Data Processing Pipeline
Data pipelines constitute approximately 90% of ML system infrastructure. Model code represents the remaining 10%. Data ingestion, cleaning, transformation, and serving determine model quality and reliability.
Pipeline Architecture
Data Ingestion
Batch Ingestion
Batch ingestion processes data at scheduled intervals. Suitable for data where daily or hourly freshness is acceptable.
| Use Case | Description |
|---|---|
| Historical training data | Past events for model training |
| Daily aggregations | Metrics computed over time windows |
| Periodic exports | Data from external systems |
Technologies:
- Apache Spark for large-scale transformations
- Apache Airflow for workflow orchestration
- AWS Glue for AWS-native pipelines
Daily Batch Job Process:
- Schedule the job to run at a fixed time (e.g., 2 AM daily)

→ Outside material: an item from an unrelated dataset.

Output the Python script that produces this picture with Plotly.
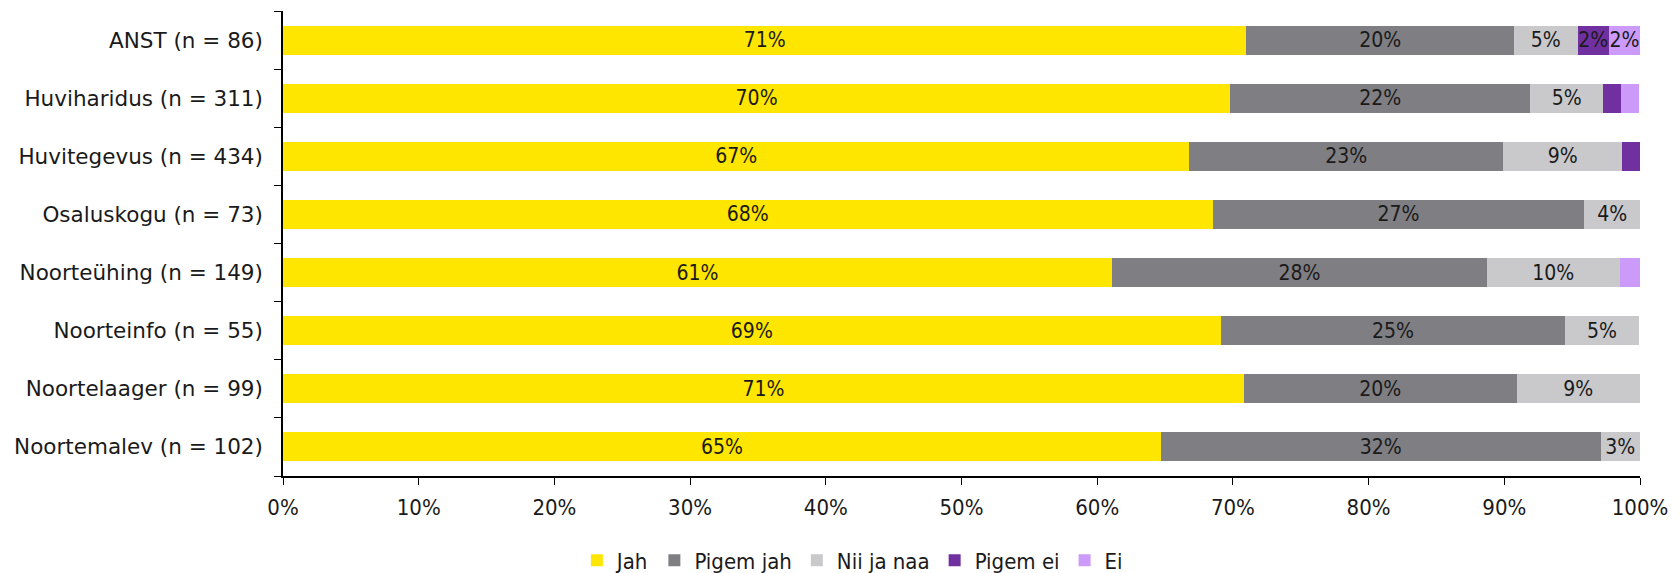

- Query the source database for yesterday's events
- Apply data cleaning transformations
- Compute features from the cleaned data
- Write computed features to the feature store
Streaming Ingestion
Streaming ingestion processes data in real-time as events occur. Required when features must reflect recent user activity.
| Use Case | Description |
|---|---|
| Real-time features | User clicks in last 5 minutes |
| Event-driven updates | Immediate propagation of changes |
| Low-latency serving | When batch staleness affects predictions |
Technologies:
- Apache Kafka for event streaming
- Apache Flink for stream processing
- Amazon Kinesis for AWS-native streaming
Streaming Pipeline Process:
For each incoming event, update real-time features immediately:
- Increment counters (e.g., click_count for the user)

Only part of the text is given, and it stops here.